YouTube Streams VP9 by Default
YouTube will stream videos in WebM format whenever it can. The WebM format selects VP9 for video encoding and Opus for audio encoding. These are open standards and are great, but they require CPU decoding and that’s not acceptable given my recent efforts to leverage hardware video acceleration on my AMD RX 470 GPU.
You can verify this first hand by loading up a high resolution video, right-clicking the video while playing and enabling “Stats for Nerds”. It should look something like the following:
At some point I expect software support to be added to enable VP9 on the RX 470 since the hardware appears to support it since UVD 6.3. Until then, I want to downgrade to H264 (YouTube seems to refuse to support H265/HEVC) to leverage hardware decoding.
Enter h264ify for Chrome
The h264ify extension for Chrome disables VP8/VP9 support to force the use of other codecs, most often H264. Install the extension and visit youtube.com/html5 to verify missing support for WebM VP8 and WebM VP9.
Return to the video you tried earlier and verify that it is now using the H264/AVC codec and you should observe considerably lower CPU utilization.

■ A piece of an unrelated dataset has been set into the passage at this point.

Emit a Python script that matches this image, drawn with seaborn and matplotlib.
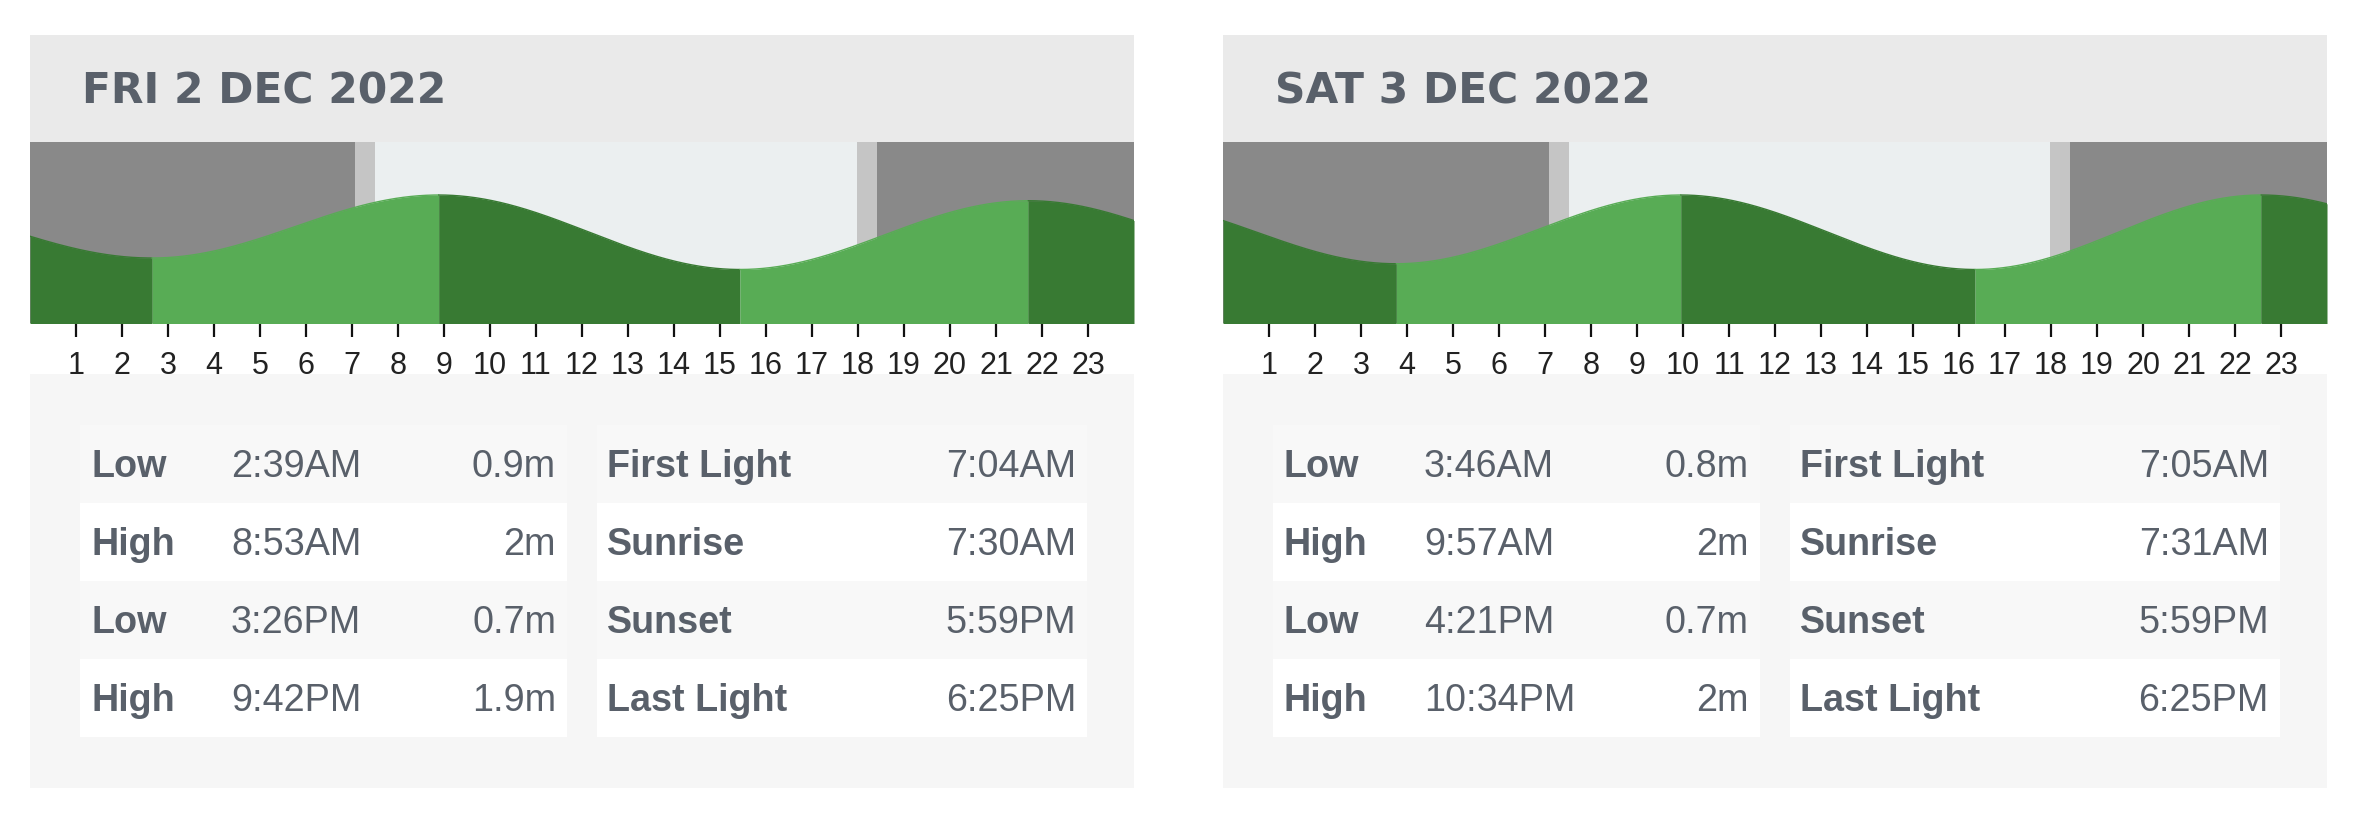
import matplotlib
matplotlib.use("Agg")
import matplotlib.pyplot as plt
import seaborn as sns
import numpy as np
import pandas as pd
from matplotlib.patches import Rectangle

# ---------------- data ----------------
day_titles = ["FRI 2 DEC 2022", "SAT 3 DEC 2022"]
tide_types = [["Low", "High", "Low", "High"], ["Low", "High", "Low", "High"]]
tide_times = [["2:39AM", "8:53AM", "3:26PM", "9:42PM"],
              ["3:46AM", "9:57AM", "4:21PM", "10:34PM"]]
tide_heights = [[0.9, 2.0, 0.7, 1.9], [0.8, 2.0, 0.7, 2.0]]
# neighbouring-day extremes (estimated from the curve at the chart edges)
prev_tide_times = ["8:23PM", "9:42PM"]
prev_tide_heights = [1.9, 1.9]
next_tide_times = ["3:46AM", "4:50AM"]
next_tide_heights = [0.8, 0.75]
light_labels = ["First Light", "Sunrise", "Sunset", "Last Light"]
light_times = [["7:04AM", "7:30AM", "5:59PM", "6:25PM"],
               ["7:05AM", "7:31AM", "5:59PM", "6:25PM"]]
hour_ticks = list(range(1, 24))

# ---------------- style ----------------
W, H = 2373, 822
NIGHT, TWILIGHT, DAY = "#898989", "#c5c5c5", "#ebeff0"
DARK_G, LIGHT_G = "#387a33", "#58ac55"
HEADER_BG, PANEL_BG, ROW_ALT = "#eaeaea", "#f6f6f6", "#f8f8f8"
TXT = "#59606a"

sns.set_theme(style="white")
plt.rcParams["font.family"] = ["Liberation Sans", "DejaVu Sans"]


def to_hours(s):
    t, ap = s[:-2], s[-2:]
    h, m = map(int, t.split(":"))
    return h % 12 + (12 if ap == "PM" else 0) + m / 60.0


fig = plt.figure(figsize=(W / 100, H / 100), dpi=100)
fig.patch.set_facecolor("white")
bg = fig.add_axes([0, 0, 1, 1])
bg.set_xlim(0, W)
bg.set_ylim(H, 0)
bg.axis("off")

PANEL_W = 1104
for d in range(2):
    x0 = 30 + 1193 * d
    # header
    bg.add_patch(Rectangle((x0, 35), PANEL_W, 107, color=HEADER_BG, lw=0))
    bg.text(x0 + 52, 103, day_titles[d], fontsize=30.5, weight="bold",
            color=TXT, va="baseline", ha="left", family="DejaVu Sans")
    # table panel
    bg.add_patch(Rectangle((x0, 374), PANEL_W, 414, color=PANEL_BG, lw=0))
    tl_x, tl_w = x0 + 50, 487
    tr_x, tr_w = x0 + 567, 490
    for i in range(4):
        top = 425 + 78 * i
        col = ROW_ALT if i % 2 == 0 else "white"
        bg.add_patch(Rectangle((tl_x, top), tl_w, 78, color=col, lw=0))
        bg.add_patch(Rectangle((tr_x, top), tr_w, 78, color=col, lw=0))
        base = top + 52
        bg.text(tl_x + 11, base, tide_types[d][i], fontsize=27.2, weight="bold",
                color=TXT, va="baseline", ha="left")
        bg.text(tl_x + 151, base, tide_times[d][i], fontsize=27.2,
                color=TXT, va="baseline", ha="left")
        bg.text(tl_x + tl_w - 11, base, f"{tide_heights[d][i]:g}m", fontsize=27.2,
                color=TXT, va="baseline", ha="right")
        bg.text(tr_x + 10, base, light_labels[i], fontsize=27.2, weight="bold",
                color=TXT, va="baseline", ha="left")
        bg.text(tr_x + tr_w - 11, base, light_times[d][i], fontsize=27.2,
                color=TXT, va="baseline", ha="right")

    # ---------------- tide chart ----------------
    ax = fig.add_axes([x0 / W, (H - 323) / H, PANEL_W / W, 181 / H])
    ax.set_xlim(0, 24)
    ax.set_ylim(-0.234, 2.925)
    fl, sr, ss, ll = [to_hours(s) for s in light_times[d]]
    for a, b, c in [(0, fl, NIGHT), (fl, sr, TWILIGHT), (sr, ss, DAY),
                    (ss, ll, TWILIGHT), (ll, 24, NIGHT)]:
        ax.axvspan(a, b, color=c, lw=0, zorder=0)

    ext_t = [to_hours(prev_tide_times[d]) - 24] + [to_hours(s) for s in tide_times[d]] \
        + [to_hours(next_tide_times[d]) + 24]
    ext_h = [prev_tide_heights[d]] + tide_heights[d] + [next_tide_heights[d]]
    rows = []
    for k in range(len(ext_t) - 1):
        a, b = ext_t[k], ext_t[k + 1]
        lo, hi = max(a, 0), min(b, 24)
        if hi <= lo:
            continue
        ts = np.linspace(lo, hi, 300)
        frac = (ts - a) / (b - a)
        hs = ext_h[k] + (ext_h[k + 1] - ext_h[k]) * (1 - np.cos(np.pi * frac)) / 2
        col = LIGHT_G if ext_h[k + 1] > ext_h[k] else DARK_G
        ax.fill_between(ts, -1, hs, color=col, lw=0, zorder=2)
        rows.append(pd.DataFrame({"t": ts, "h": hs, "seg": k, "col": col}))
    df = pd.concat(rows, ignore_index=True)
    pal = {k: g["col"].iloc[0] for k, g in df.groupby("seg")}
    sns.lineplot(data=df, x="t", y="h", hue="seg", palette=pal, legend=False,
                 estimator=None, sort=False, lw=1.0, ax=ax, zorder=3)

    ax.set_xticks(hour_ticks)
    ax.set_xticklabels([str(h) for h in hour_ticks])
    ax.set_yticks([])
    ax.set_xlabel("")
    ax.set_ylabel("")
    for sp in ax.spines.values():
        sp.set_visible(False)
    ax.tick_params(axis="x", bottom=True, direction="out", length=10, width=1.6,
                   color="#111111", pad=10.5, labelsize=22, labelcolor="#222222")
    for lab in ax.get_xticklabels():
        lab.set_family(["Liberation Sans Narrow", "Liberation Sans", "DejaVu Sans"])

fig.savefig("out.png", dpi=100, facecolor="white")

It appears that many of the 4k content on YouTube is just not available in H264/AVC format. This is unfortunate, but given the choice of higher CPU utilization for resolution I often won’t see (unless watching fullscreen), I’ll take the reduced CPU utilization.
I’ll continue to use h264ify for better performance and reduced CPU utilization at the expense of lower resolution at times until hardware decoding support for VP9 is added to VA-API for my AMD RX 470.